Il y a quelques années, une conseillère pédagogique de ma connaissance m'avait dit quelque chose qui m'avait marqué, et même si je n'ai malheureusement pas noté ses sources, je suis convaincu de la véracité de ses dires, car franchement c'est une super bosseuse, toujours au fait des dernières recherches pédagogiques, linguistiques, ... Elle a voué toute sa vie à son boulot et je suis bien loin de cette prétention.
Elle m'avait dit, donc, qu'il existait depuis déjà un moment une sorte d'échelle étalonnée qui permet de savoir quand deux élèves en sont au même point, au même palier de compétence dans leur langue natale respective. Et elle m'avait dit que de toutes les langues occidentales, le français avait été mesuré, et de loin, comme le langage le plus difficile à acquérir par les français eux-mêmes. Elle m'avait cité l'exemple comparatif de l'espagnol (car, je pense, l'espagnol devait se trouver à l'autre bout de l'échelle), et m'avait dit que les petits espagnols mettaient 3 ANS de moins à atteindre ce fameux palier en espagnol, que les petits français à l'atteindre en français. 3 ans... c'est colossal.

- Sur la formation des enseignants : là encore, des tonnes de choses à dire, et nous sommes en première ligne, ayant appris fin août que deux "PES" (professeurs des écoles stagiaires, c'est la nouvelle appellation) arrivaient chez nous début septembre et avaient jusqu'à la Toussaint pour apprendre le boulot et être envoyées sur le terrain dans des conditions sordides... C'est clair que si elels tiennent le coup, elles sauront qu'elles sont faites pour ça !
Sur le fond, beaucoup de profs, dont je suis, pensent que ce n'est pas un mal effectivement que les stagiaires fassent plus de terrain et un peu moins de théorie. Après 15 ans, je fais le constat que l'essentiel du taf s'apprend sur le tas, et je garde encore le souvenir cuisant de certains cours d'IUFM chiants à mourir où un prof de français universitaire raté dans la pente descendante passait son temps à se caresser le nombril en nous faisant lire ses propres articles sortis dans une obscure revue pédagogique datée de 20 ans.

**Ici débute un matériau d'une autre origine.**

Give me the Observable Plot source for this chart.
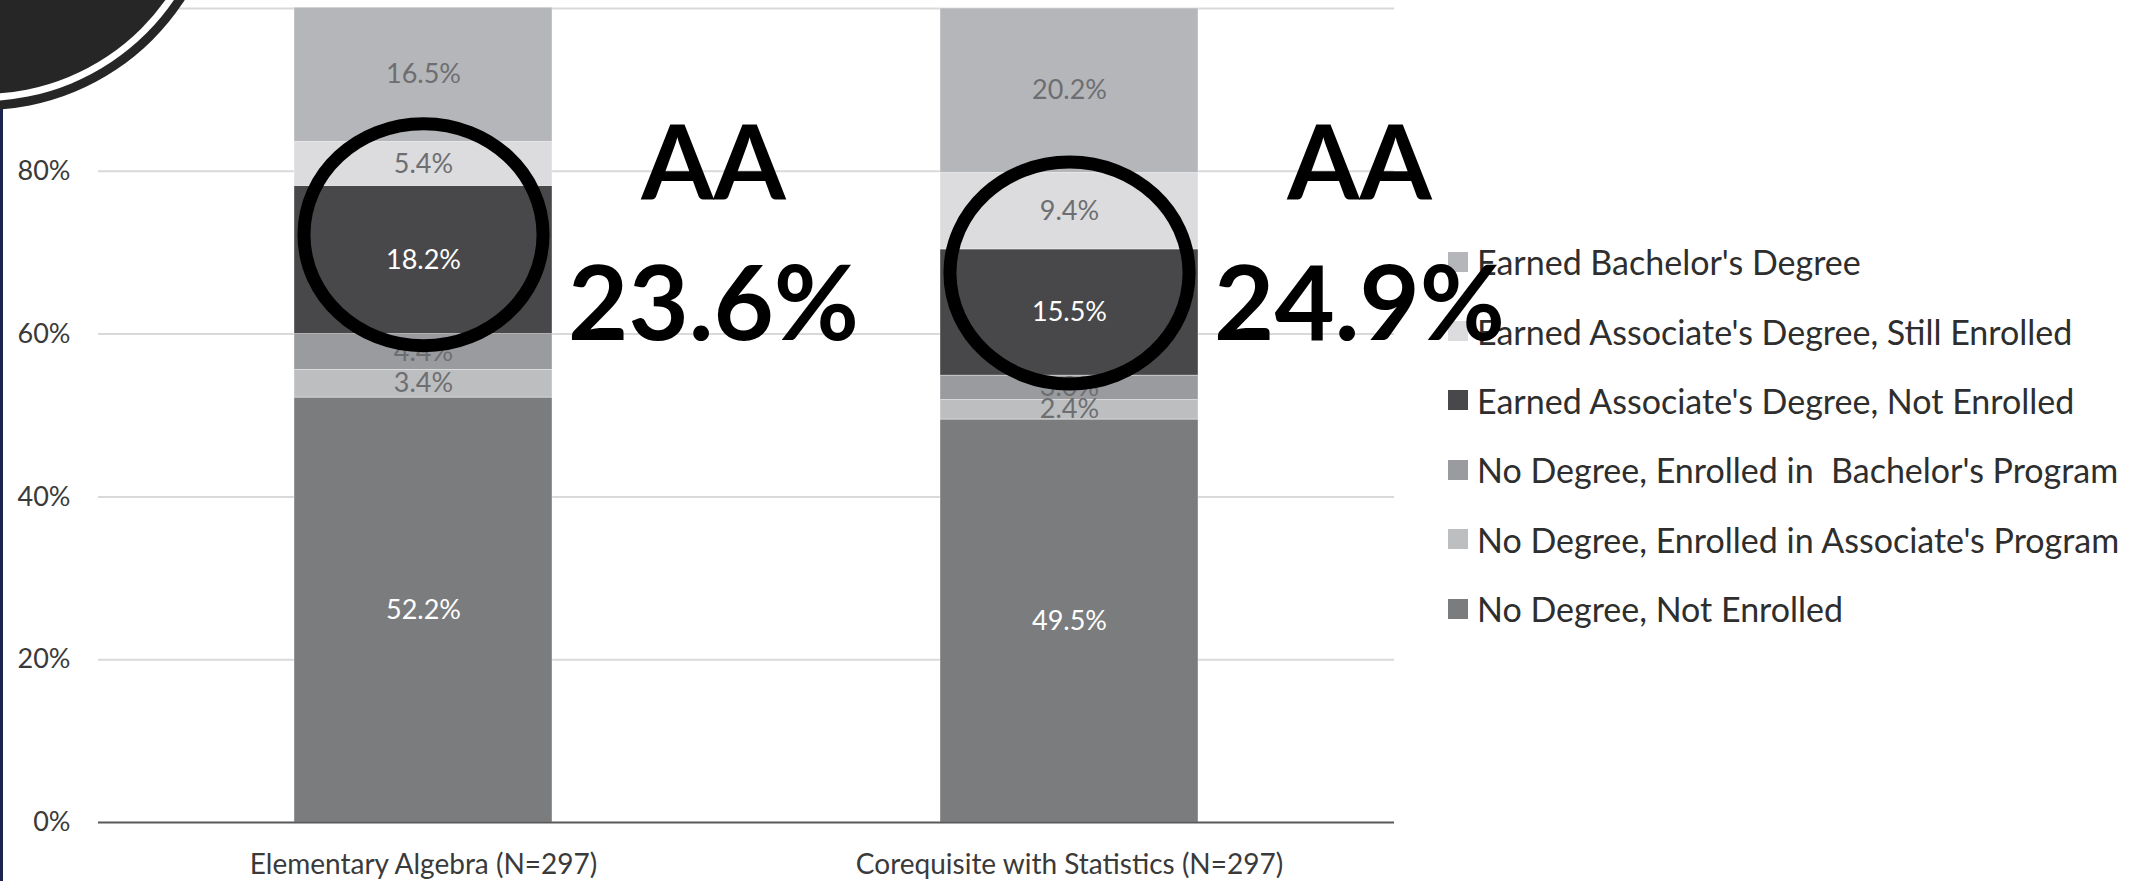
<!DOCTYPE html>
<html>
<head>
<meta charset="utf-8">
<script src="https://cdn.jsdelivr.net/npm/d3@7"></script>
<script src="https://cdn.jsdelivr.net/npm/@observablehq/plot@0.6"></script>
<style>
  html, body { margin: 0; padding: 0; background: #ffffff; }
  #wrap { position: relative; width: 2133px; height: 881px; overflow: hidden; font-family: Lato, sans-serif; }
  #legend { position: absolute; left: 1448px; top: 227px; z-index: 1; }
  .item { display: flex; align-items: center; height: 69.4px; font-size: 34px; color: #2e2e2e; white-space: pre; }
  .sw { width: 20px; height: 20px; margin-right: 9px; flex: none; }
  #chart { position: absolute; left: 0; top: 0; z-index: 2; }
  #edge { position: absolute; left: 0; top: 0; width: 3px; height: 881px; background: #1e2452; z-index: 3; }
  #corner { position: absolute; z-index: 4; left: -241px; top: -354px; width: 448px; height: 448px;
            border-radius: 50%; background: #262626; box-shadow: 0 0 0 7px #ffffff, 0 0 0 16px #262626; }
</style>
</head>
<body>
<div id="wrap">
  <div id="legend"></div>
  <div id="chart"></div>
  <div id="edge"></div>
  <div id="corner"></div>
</div>
<script>
// ---- data ----
const categories = ["Elementary Algebra (N=297)", "Corequisite with Statistics (N=297)"];
const seriesNames = [
  "No Degree, Not Enrolled",
  "No Degree, Enrolled in Associate's Program",
  "No Degree, Enrolled in  Bachelor's Program",
  "Earned Associate's Degree, Not Enrolled",
  "Earned Associate's Degree, Still Enrolled",
  "Earned Bachelor's Degree"
];
const elementaryAlgebra = [52.2, 3.4, 4.4, 18.2, 5.4, 16.5];
const corequisiteStats  = [49.5, 2.4, 3.0, 15.5, 9.4, 20.2];
const seriesColors = ["#7b7c7e", "#bdbec0", "#9a9b9e", "#48484b", "#dcdcde", "#b5b6b9"];
const whiteLabelSeries = ["No Degree, Not Enrolled", "Earned Associate's Degree, Not Enrolled"];
const yTicks = [0, 20, 40, 60, 80];
const gridTicks = [20, 40, 60, 80, 100];
const annotationTitle = "AA";
// annotation anchors in data units (%)
const circleCenterY = [72.2, 67.5];
const titleBaselineY = [76.6, 76.6];
const totalBaselineY = [59.3, 59.3];

// ---- build table ----
const seriesValues = [elementaryAlgebra, corequisiteStats];
const rows = [];
seriesNames.forEach((s, i) => {
  categories.forEach((c, j) => rows.push({category: c, series: s, value: seriesValues[j][i]}));
});
const annot = categories.map((c, j) => ({
  category: c,
  total: seriesValues[j][3] + seriesValues[j][4],
  cy: circleCenterY[j],
  ty: titleBaselineY[j],
  py: totalBaselineY[j]
}));

const fmt = d => d.value.toFixed(1) + "%";

// slightly wide ellipse symbol for the hand-drawn highlight rings
const ellipseSymbol = {
  draw(ctx, size) {
    const r = Math.sqrt(size / Math.PI);
    const rx = r * 1.077, ry = r, k = 0.5523;
    ctx.moveTo(rx, 0);
    ctx.bezierCurveTo(rx, k * ry, k * rx, ry, 0, ry);
    ctx.bezierCurveTo(-k * rx, ry, -rx, k * ry, -rx, 0);
    ctx.bezierCurveTo(-rx, -k * ry, -k * rx, -ry, 0, -ry);
    ctx.bezierCurveTo(k * rx, -ry, rx, -k * ry, rx, 0);
    ctx.closePath();
  }
};

const chart = Plot.plot({
  width: 2133,
  height: 881,
  marginLeft: 98,
  marginRight: 739,
  marginTop: 8,
  marginBottom: 59,
  style: {background: "transparent", color: "#3a3a3a", fontFamily: "Lato, sans-serif", fontSize: "27px", overflow: "visible"},
  x: {domain: categories, paddingInner: 0.6, paddingOuter: 0.303, label: null, tickSize: 0, tickPadding: 32},
  y: {domain: [0, 100], ticks: yTicks, tickFormat: d => d + "%", tickSize: 0, tickPadding: 28, label: null},
  color: {domain: seriesNames, range: seriesColors},
  marks: [
    Plot.ruleY(gridTicks, {stroke: "#d9d9d9", strokeWidth: 2}),
    Plot.barY(rows, {x: "category", y: "value", z: "series", fill: "series", stroke: "#ffffff", strokeWidth: 0.75, strokeOpacity: 0.5}),
    Plot.ruleY([0], {stroke: "#595959", strokeWidth: 2}),
    Plot.text(rows, Plot.filter(d => !whiteLabelSeries.includes(d.series),
      Plot.stackY({x: "category", y: "value", z: "series", text: fmt, fill: "#6d6e71", fontSize: 27}))),
    Plot.text(rows, Plot.filter(d => whiteLabelSeries.includes(d.series),
      Plot.stackY({x: "category", y: "value", z: "series", text: fmt, fill: "#ffffff", fontSize: 27}))),
    Plot.dot(annot, {x: "category", y: "cy", r: 111, symbol: ellipseSymbol, stroke: "#000000", strokeWidth: 13, fill: "none"}),
    Plot.text(annot, {x: "category", y: "ty", text: () => annotationTitle, dx: 290, lineAnchor: "bottom",
      fontSize: 104, fontWeight: "bold", fill: "#000000"}),
    Plot.text(annot, {x: "category", y: "py", text: d => d.total.toFixed(1) + "%", dx: 290, lineAnchor: "bottom",
      fontSize: 104, fontWeight: "bold", fill: "#000000"})
  ]
});
d3.select(chart).selectAll('g[aria-label^="x-axis"]').style("font-size", "28px");
document.getElementById("chart").appendChild(chart);

// ---- legend (top of stack first) ----
const legend = document.getElementById("legend");
seriesNames.map((s, i) => ({s, c: seriesColors[i]})).reverse().forEach(({s, c}) => {
  const item = document.createElement("div");
  item.className = "item";
  const sw = document.createElement("span");
  sw.className = "sw";
  sw.style.background = c;
  const tx = document.createElement("span");
  tx.textContent = s;
  item.appendChild(sw);
  item.appendChild(tx);
  legend.appendChild(item);
});
</script>
</body>
</html>
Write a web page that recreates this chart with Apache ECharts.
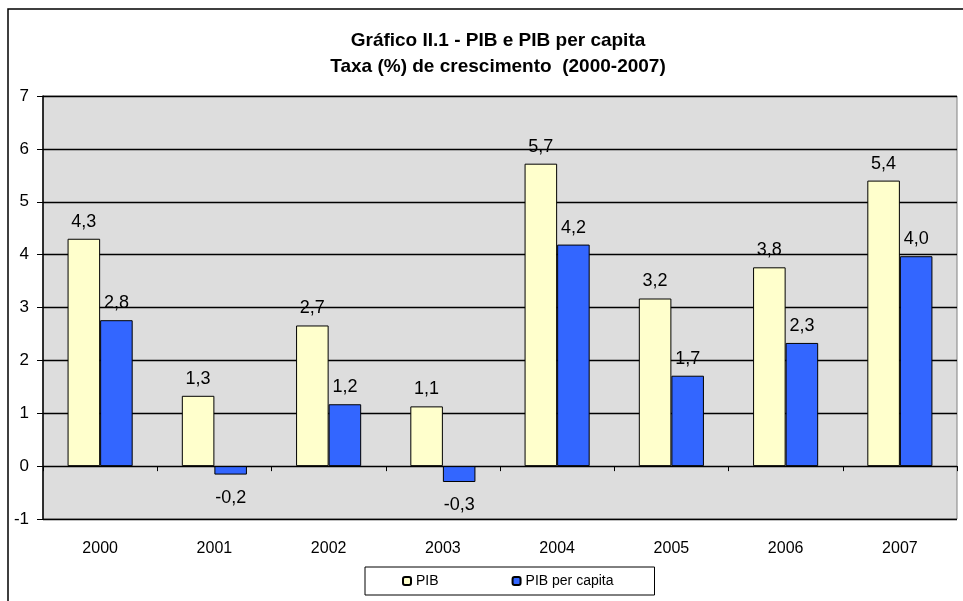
<!DOCTYPE html>
<html>
<head>
<meta charset="utf-8">
<script src="https://cdn.jsdelivr.net/npm/echarts@6/dist/echarts.min.js"></script>
<style>
  html, body { margin: 0; padding: 0; background: #fff; }
  #chart { width: 963px; height: 601px; }
</style>
</head>
<body>
<div id="chart"></div>
<script>
const years = ['2000', '2001', '2002', '2003', '2004', '2005', '2006', '2007']
const pib = [4.3, 1.33, 2.66, 1.13, 5.72, 3.17, 3.76, 5.4]
const pibPerCapita = [2.76, -0.16, 1.17, -0.3, 4.19, 1.71, 2.33, 3.97]
const seriesNames = ['PIB', 'PIB per capita']
const yTicks = { min: -1, max: 7, step: 1 }

const font = '"Liberation Sans", Arial, sans-serif'

const fmt = v => v.toFixed(1).replace('.', ',')

// negative bars get their label under the bar
const withLabels = arr => arr.map(v => ({
  value: v,
  label: { position: v < 0 ? 'bottom' : 'top', distance: v < 0 ? 14 : 8 }
}))

const barLabel = {
  show: true,
  color: '#000',
  fontFamily: font,
  fontSize: 18,
  formatter: p => fmt(p.value)
}

const option = {
  animation: false,
  title: {
    text: 'Gráfico II.1 - PIB e PIB per capita\nTaxa (%) de crescimento  (2000-2007)',
    left: 493,
    textAlign: 'center',
    top: 23,
    textStyle: {
      fontFamily: font,
      fontSize: 19,
      fontWeight: 'bold',
      color: '#000',
      lineHeight: 26
    }
  },
  legend: {
    data: seriesNames,
    left: 365,
    top: 567,
    padding: [7, 41, 7, 37],
    itemWidth: 8,
    itemHeight: 8,
    itemGap: 73,
    borderColor: '#000',
    borderWidth: 1,
    textStyle: { fontFamily: font, fontSize: 14, color: '#000' }
  },
  graphic: [{
    type: 'rect',
    shape: { x: 8, y: 9, width: 1000, height: 700 },
    style: { fill: 'none', stroke: '#000', lineWidth: 1.5 },
    silent: true
  }],
  grid: {
    left: 43,
    right: 6,
    top: 96,
    bottom: 82,
    show: true,
    backgroundColor: '#dddddd',
    borderColor: '#808080',
    borderWidth: 1
  },
  xAxis: [
    {
      type: 'category',
      data: years,
      axisLine: { onZero: true, lineStyle: { color: '#000', width: 1 } },
      axisTick: { show: true, length: 5, lineStyle: { color: '#000' } },
      axisLabel: { show: false }
    },
    {
      type: 'category',
      data: years,
      position: 'bottom',
      axisLine: { show: false, onZero: false },
      axisTick: { show: false },
      axisLabel: { margin: 22, color: '#000', fontFamily: font, fontSize: 16 }
    }
  ],
  yAxis: {
    type: 'value',
    min: yTicks.min,
    max: yTicks.max,
    interval: yTicks.step,
    axisLine: { show: true, lineStyle: { color: '#000', width: 1.5 } },
    axisTick: { show: true, length: 6, lineStyle: { color: '#000' } },
    axisLabel: { margin: 14, color: '#000', fontFamily: font, fontSize: 17 },
    splitLine: { lineStyle: { color: '#000', width: 1.3 } }
  },
  series: [
    {
      name: seriesNames[0],
      type: 'bar',
      xAxisIndex: 0,
      barWidth: '28.5%',
      barGap: '0%',
      itemStyle: { color: '#ffffcc', borderColor: '#000', borderWidth: 1 },
      label: barLabel,
      data: withLabels(pib)
    },
    {
      name: seriesNames[1],
      type: 'bar',
      xAxisIndex: 0,
      barWidth: '28.5%',
      barGap: '0%',
      itemStyle: { color: '#3366ff', borderColor: '#000', borderWidth: 1 },
      label: barLabel,
      data: withLabels(pibPerCapita)
    }
  ]
}

const myChart = echarts.init(document.getElementById('chart'))
myChart.setOption(option)
</script>
</body>
</html>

Sur la forme maintenant, et là tu retrouves une constante maintes fois dénoncée dans cet article, c'est que cette réforme s'est faite en deux mois, à grands coups de barre à mine, sans aucune concertation préalable, et pas du tout dans l'intérêt des jeunes profs, mais seulement dans une logique comptable, pour économiser des postes (on manque de remplaçants ? Parfait : que tous les profs stagiaires deviennent remplaçants, comme ça on n'en manquera jamais plus !) Résultat : des jeunes stagiaires envoyés en première ligne dans les classes chaudes, dont les équipes ne veulent pas, dont les parents ne veulent pas, et qui doivent s'imposer quand même. Si on ne réussit pas à les dégoûter, ce sera un miracle. Autre résultat : des remplaçants professionnels et fiables, des solides gaillards qui se retrouvent au chômage technique, à qui on retire des classes qu'ils avaient su tenir à merveille, où ils avaient la confiance des parents et des collègues, pour les mettre à faire de la saisie, des photocopies, rien, pour les envoyer remplacer pour une demi-heure une instit qui devait juste s'absenter pour accompagner sa fille faire une radio à l'hôpital (c'est du vécu, et ce n'est qu'un exemple). Résultat des courses : tous ces solides gaillards, adaptables, malléables à merci, qui répondaient toujours présents quand t'avais une galère (parce que c'est un vrai métier d'être un bon remplaçant, moi par exemple j'en voudrais pas !), eh bien ils sont ECOEURES, et ils ne pensent plus pour la plupart qu'à attendre les mutations pour redemander une classe, en dépit de leurs indemnités de déplacement.